The second reason why the NFF should draw attention is because of the redefinition of the Nordic region it might usher in. Potential Nordic cooperation in defense matters has been regularly teased at since the 2008 Stoltenberg report, and it is coming back in the context of the Crimean crisis. In parallel, the Baltic States have been using their EU memberships to develop contacts with their neighbors, and especially with the Nordic Countries. Are we looking at the emergence of an axis, that would go between Reykjavik and Tallinn, with London as the midwife cum godfather? What would be the effect of this kind of cooperation?
Finally, the NFF brings to light an aspect of foreign relations that deserves scrutiny, namely informal politics and networks. The build-up of parliamentary majorities in the countries involved in NFF – that with the exception of Denmark are led by conservative governments, or by split governments with a strong conservative core – brings to mind the 1960s-1970s cooperation between Social-democratic Nordic parties and Labor leaders. These aspects have been studied by both Christian Salm and Matthew Broad; both of them find links between the formation of Labor European policy and the contacts of Labor personalities with Social-Democratic Nordic leaders in informal settings (party conferences, etc). Are we looking at the same sort of links between David Cameron and the conservatives of Nordic and Baltic Europe?
All that might be pure fantasy, or at least exaggeration. After all, the NFF might be just what it says on the tin – a glorified business fair to promote British goods and know-hows in London’s “near abroad”, through “public diplomacy” aimed at certain groups inside the Nordic Countries – business leaders, politicians, the press, etc. Yet, the temptation is strong to see something else under that. Let’s see what will be the results of the 2014 Helsinki meeting of NFF.
Ps. The main problem for the creation of any form of political axis between the UK and the Nordic Countries might be the difficulties the Nordic Countries have had in the past, and may have in the future, to work together beyond bold statements of solidarity. NATO membership is something that clearly introduces a wedge between these countries, with Finland and Sweden standing as the only countries in the region outside of the Organization.

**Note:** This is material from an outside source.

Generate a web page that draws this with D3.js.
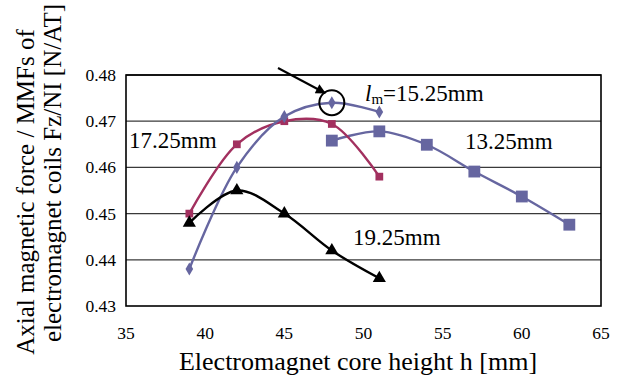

In these two countries, the “NATO debate” has been reactivated by the Crimean crisis and Russia’s new activism. But as recent polls show in Finland, the population remains largely unimpressed by NATO. One interesting thing, that showed in a poll realized three weeks ago by the weekly Suomen Kuvalehti (edition 21.3.2014), is the reason why people oppose NATO. As the picture below shows, what stands out of this poll is the 34% who can’t say why they oppose NATO, or won’t tell why. That is a third of the polled unable or unwilling to formulate why they see NATO as damaging to Finland’s international position.
What this poll shows is that a good part of opposition to NATO in Finland is rooted into unreflective isolationism, the reflex of a part of the population which frames Finland’s “neutrality” as an effort to retire from the world. For them, NATO will never do – and so will the EU and other international cooperation schemes.